The first time you see the Organ Mountains at dawn, all pink and sharp against a turquoise sky, you get why people say this land changes you. For a kid in Las Cruces dreaming of ballet, that transformation often starts in a studio, feet dusty from the desert outside, chasing a different kind of altitude. Forget the notion you have to ship off to the coasts for serious training—right here, where the chile roasts and the sky is huge, are schools forging dancers with grit and grace.
I watched a class of eight-year-olds at the New Mexico Ballet School last spring. Their teacher, a former Joffrey dancer with laugh lines and an eagle eye, didn’t just correct a tendu. She told a story about the weight of a raindrop sliding off a leaf. Suddenly, thirty legs weren’t just extending—they were intending. This place is the region’s bedrock. Their annual Nutcracker is a community ritual, but what’s less known is their quiet success getting teens into programs like Hubbard Street and Juilliard. They balance the rec dancer who comes for joy and the obsessed teen logging extra pointe classes with equal seriousness.
Drive toward the mountains and you’ll find the Las Cruces Ballet Academy, a place that feels like a secret. Classes are small—almost intimate. I spoke to a parent whose daughter was the only student in her Saturday intermediate class. “They brought in a live pianist just for her,” she said, still amazed. “Not a recording. A person watching her breathe, adjusting the music to her movement.” They won’t rush a child onto pointe for a show’s sake. Their spring performance is less flashy production and more a demonstration of pure, hard-won skill. It’s slow food cooking in a fast-food world.
Then there’s the Southwest Dance Conservatory, which isn’t for the casual. Think: dawn workouts, Saturday intensives, and a laser focus on the next step. The director, a compact woman with a voice like a metronome, told me, “We’re not training them for our recital. We’re training them for a company audition at 10 a.m. on a Tuesday.” Their walls are plastered with acceptance letters to summer programs in NYC and San Francisco. It’s demanding, but for the kid who eats, sleeps, and breathes ballet, it’s a launchpad.

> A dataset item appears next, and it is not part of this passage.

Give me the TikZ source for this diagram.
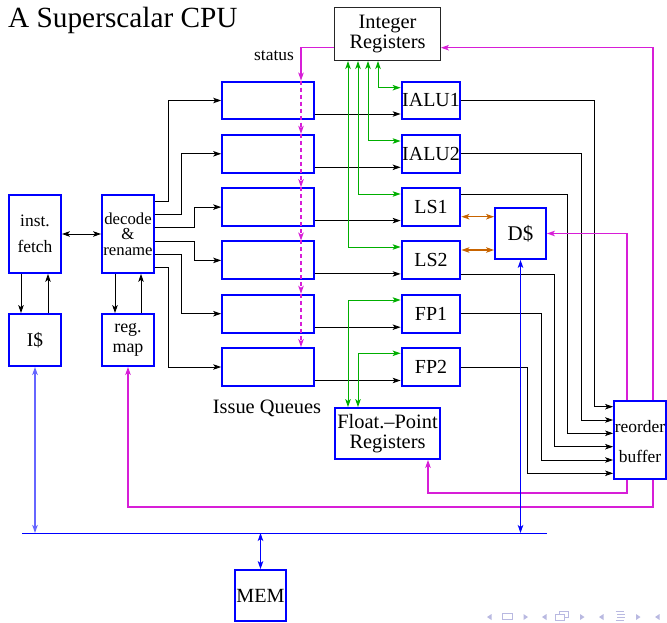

Not everyone fits that mold, and that’s where the Community Dance Project comes in. It’s a lifesaver for the working adult who danced as a teen, the high schooler juggling three activities, or the family on a tight budget. I met a retired engineer there, taking his first ballet class at 65. “I always wanted to know what a plié really was,” he shrugged, smiling. They offer drop-in cards, work-study, and classes that blend ballet with modern and flamenco. It’s ballet democratized.
So, how do you choose? Don’t just tour the facility. Ask to observe a class at the level your child would enter. Watch the teacher’s hands—are they correcting with precision or just barking orders? Talk to the parents in the lobby, not just the director. Ask the hard question: “Where did your last three graduating seniors actually go?” The answer will tell you more than any brochure.
Your commute matters more than you think. The best school is the one you can consistently get to, rain or shine. That consistency is what builds a dancer, not a semester at a “prestigious” studio two towns over.
The desert teaches patience. A dancer here learns to find strength in wide-open spaces, to create beauty against a stark backdrop. The path from these studios doesn’t just lead to stages elsewhere—it often leads right back to the heart of this community, carrying the unique clarity and resilience that comes from training where the sky is always watching.